Attorney General William Barr on July 25 announced that executions of federal death-row inmates would resume for the first time since 2003, with five executions scheduled for December 2019 and January 2020.
“Under Administrations of both parties, the Department of Justice has sought the death penalty against the worst criminals, including these five murderers, each of whom was convicted by a jury of his peers after a full and fair proceeding,” said Barr, who is a practicing Catholic and a member of the Knights of Columbus.

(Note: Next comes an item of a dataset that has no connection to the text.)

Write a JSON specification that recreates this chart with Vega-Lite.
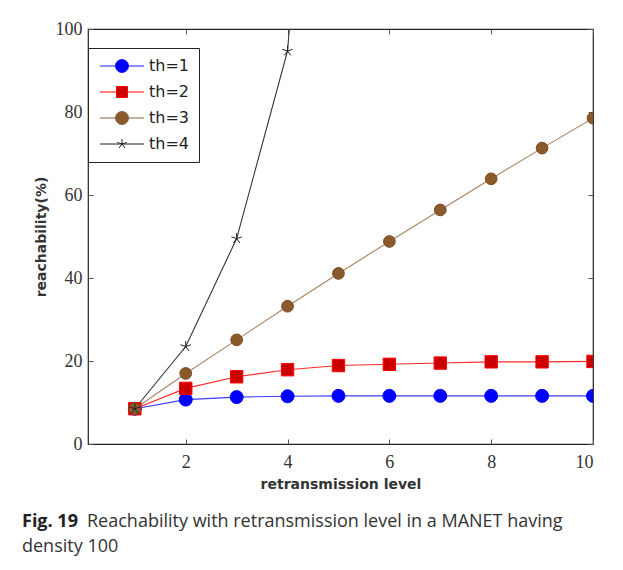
{
  "$schema": "https://vega.github.io/schema/vega-lite/v6.json",
  "width": 505,
  "height": 415,
  "autosize": "none",
  "padding": {"left": 88, "top": 29, "right": 30, "bottom": 126},
  "background": "white",
  "config": {
    "view": {"stroke": "#222222", "strokeWidth": 1.2},
    "axis": {"grid": false, "domain": false}
  },
  "title": {
    "text": "Fig. 19",
    "subtitle": ["\u2800\u2800\u2800\u2800\u2800Reachability with retransmission level in a MANET having", "density 100"],
    "orient": "bottom",
    "anchor": "start",
    "frame": "group",
    "dx": -66,
    "offset": 22,
    "font": "Open Sans",
    "fontSize": 18,
    "fontWeight": "bold",
    "color": "#222222",
    "subtitleFont": "Open Sans",
    "subtitleFontSize": 18,
    "subtitleColor": "#333333",
    "subtitleLineHeight": 25,
    "subtitlePadding": -18
  },
  "data": {
    "values": [
      {"x": 1, "y": 8.5, "s": "th=1"}, {"x": 2, "y": 10.7, "s": "th=1"}, {"x": 3, "y": 11.3, "s": "th=1"}, {"x": 4, "y": 11.5, "s": "th=1"}, {"x": 5, "y": 11.6, "s": "th=1"},
      {"x": 6, "y": 11.6, "s": "th=1"}, {"x": 7, "y": 11.6, "s": "th=1"}, {"x": 8, "y": 11.6, "s": "th=1"}, {"x": 9, "y": 11.6, "s": "th=1"}, {"x": 10, "y": 11.6, "s": "th=1"},
      {"x": 1, "y": 8.5, "s": "th=2"}, {"x": 2, "y": 13.4, "s": "th=2"}, {"x": 3, "y": 16.2, "s": "th=2"}, {"x": 4, "y": 17.9, "s": "th=2"}, {"x": 5, "y": 18.9, "s": "th=2"},
      {"x": 6, "y": 19.2, "s": "th=2"}, {"x": 7, "y": 19.5, "s": "th=2"}, {"x": 8, "y": 19.8, "s": "th=2"}, {"x": 9, "y": 19.8, "s": "th=2"}, {"x": 10, "y": 19.9, "s": "th=2"},
      {"x": 1, "y": 8.5, "s": "th=3"}, {"x": 2, "y": 17.0, "s": "th=3"}, {"x": 3, "y": 25.1, "s": "th=3"}, {"x": 4, "y": 33.2, "s": "th=3"}, {"x": 5, "y": 41.1, "s": "th=3"},
      {"x": 6, "y": 48.8, "s": "th=3"}, {"x": 7, "y": 56.4, "s": "th=3"}, {"x": 8, "y": 63.9, "s": "th=3"}, {"x": 9, "y": 71.3, "s": "th=3"}, {"x": 10, "y": 78.5, "s": "th=3"},
      {"x": 1, "y": 8.5, "s": "th=4"}, {"x": 2, "y": 23.5, "s": "th=4"}, {"x": 3, "y": 49.5, "s": "th=4"}, {"x": 4, "y": 94.7, "s": "th=4"}, {"x": 5, "y": 250, "s": "th=4"}
    ]
  },
  "resolve": {
    "axis": {"x": "independent", "y": "independent"},
    "scale": {"shape": "independent", "fill": "independent", "stroke": "independent", "size": "independent"}
  },
  "layer": [
    {
      "mark": {"type": "line", "strokeWidth": 1.1, "clip": true},
      "encoding": {
        "x": {
          "field": "x", "type": "quantitative",
          "scale": {"domain": [0.08, 10], "nice": false, "zero": false},
          "axis": {
            "orient": "bottom", "values": [2, 4, 6, 8, 10], "tickSize": -5, "tickColor": "#555555",
            "labelFont": "Liberation Serif", "labelFontSize": 18, "labelColor": "#333333", "labelPadding": 14,
            "title": "retransmission level", "titleFont": "DejaVu Sans", "titleFontSize": 14, "titleFontWeight": "bold",
            "titleColor": "#333333", "titlePadding": 6
          }
        },
        "y": {
          "field": "y", "type": "quantitative",
          "scale": {"domain": [0, 100], "nice": false},
          "axis": {
            "orient": "left", "values": [0, 20, 40, 60, 80, 100], "tickSize": -5, "tickColor": "#555555",
            "labelFont": "Liberation Serif", "labelFontSize": 18, "labelColor": "#333333", "labelPadding": 11,
            "title": "reachability(%)", "titleFont": "DejaVu Sans", "titleFontSize": 14, "titleFontWeight": "bold",
            "titleColor": "#333333", "titlePadding": 7
          }
        },
        "color": {
          "field": "s", "type": "nominal",
          "scale": {"domain": ["th=4", "th=3", "th=2", "th=1"], "range": ["#333333", "#a88462", "#ff2a2a", "#3d3dff"]},
          "legend": null
        },
        "detail": {"field": "s"}
      }
    },
    {
      "mark": {"type": "point", "filled": false, "strokeWidth": 1, "opacity": 1, "clip": true},
      "encoding": {
        "x": {
          "field": "x", "type": "quantitative",
          "axis": {"orient": "top", "values": [2, 4, 6, 8, 10], "tickSize": -5, "tickColor": "#555555", "labels": false, "title": null}
        },
        "y": {
          "field": "y", "type": "quantitative",
          "axis": {"orient": "right", "values": [0, 20, 40, 60, 80, 100], "tickSize": -5, "tickColor": "#555555", "labels": false, "title": null}
        },
        "shape": {
          "field": "s", "type": "nominal",
          "scale": {"domain": ["th=1", "th=2", "th=3", "th=4"], "range": ["circle", "square", "circle", "M0,0L0,-1M0,0L-0.951,-0.309M0,0L-0.588,0.809M0,0L0.588,0.809M0,0L0.951,-0.309"]},
          "legend": null
        },
        "fill": {
          "field": "s", "type": "nominal",
          "scale": {"domain": ["th=1", "th=2", "th=3", "th=4"], "range": ["#0000ff", "#cc0000", "#8b5a2b", "transparent"]},
          "legend": null
        },
        "stroke": {
          "field": "s", "type": "nominal",
          "scale": {"domain": ["th=1", "th=2", "th=3", "th=4"], "range": ["#0000ff", "#ff0000", "#7a4a20", "#222222"]},
          "legend": null
        },
        "size": {
          "field": "s", "type": "nominal",
          "scale": {"domain": ["th=1", "th=2", "th=3", "th=4"], "range": [169, 121, 169, 100]},
          "legend": null
        }
      }
    },
    {
      "transform": [{"filter": "datum.x > 100"}],
      "mark": {"type": "point", "filled": false, "strokeWidth": 1, "opacity": 1},
      "encoding": {
        "shape": {
          "field": "s", "type": "nominal",
          "scale": {"domain": ["th=1", "th=2", "th=3", "th=4"], "range": [
            "M-3.667,0H-1.083M1.083,0H3.667M-1.083,0A1.083,1.083 0 1,0 1.083,0A1.083,1.083 0 1,0 -1.083,0Z",
            "M-3.667,0H-0.917M0.917,0H3.667M-0.917,-0.917H0.917V0.917H-0.917Z",
            "M-3.667,0H-1.083M1.083,0H3.667M-1.083,0A1.083,1.083 0 1,0 1.083,0A1.083,1.083 0 1,0 -1.083,0Z",
            "M-3.667,0H3.667M0,0L0,-0.833M0,0L-0.792,-0.257M0,0L-0.49,0.674M0,0L0.49,0.674M0,0L0.792,-0.257"
          ]},
          "legend": {
            "title": null,
            "orient": "none",
            "legendX": 0,
            "legendY": 19,
            "strokeColor": "#222222",
            "fillColor": "white",
            "padding": 10,
            "symbolSize": 144,
            "symbolStrokeWidth": 1,
            "symbolOpacity": 1,
            "symbolOffset": 16,
            "labelOffset": 19,
            "labelFont": "DejaVu Sans",
            "labelFontSize": 16,
            "labelColor": "#222222",
            "rowPadding": 9
          }
        },
        "fill": {
          "field": "s", "type": "nominal",
          "scale": {"domain": ["th=1", "th=2", "th=3", "th=4"], "range": ["#0000ff", "#cc0000", "#8b5a2b", "transparent"]}
        },
        "stroke": {
          "field": "s", "type": "nominal",
          "scale": {"domain": ["th=1", "th=2", "th=3", "th=4"], "range": ["#1a1aff", "#ff0000", "#8a6040", "#222222"]}
        }
      }
    }
  ]
}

Federal executions are rare, with only three occurring in the modern era and the last one being in 2003, the Death Penalty Information Center reports. The federal death penalty was ruled unconstitutional by the Supreme Court in 1972 in Furman v. Georgia, but revised federal death penalty statues were reinstated in 1988.
In 2014, President Obama ordered a Department of Justice (DOJ) review of the federal death penalty after several botched executions by lethal injection in states including Oklahoma and Ohio. However, executions will once again take place and more will be scheduled in the future, the DOJ said Thursday.
In 2018, Pope Francis approved updated language for the Catechism of the Catholic Church calling the death penalty “inadmissible because it is an attack on the inviolability and dignity of the person.”
In paragraph 2267, the Catechism acknowledges that the death penalty was “long considered an appropriate response” to grave crimes by legitimate authorities after a fair trial. However, it says, there is now an “increasing awareness” of human dignity even after such crimes have been committed, as well as more secure means of detention by societies that keep open the possibility of redemption.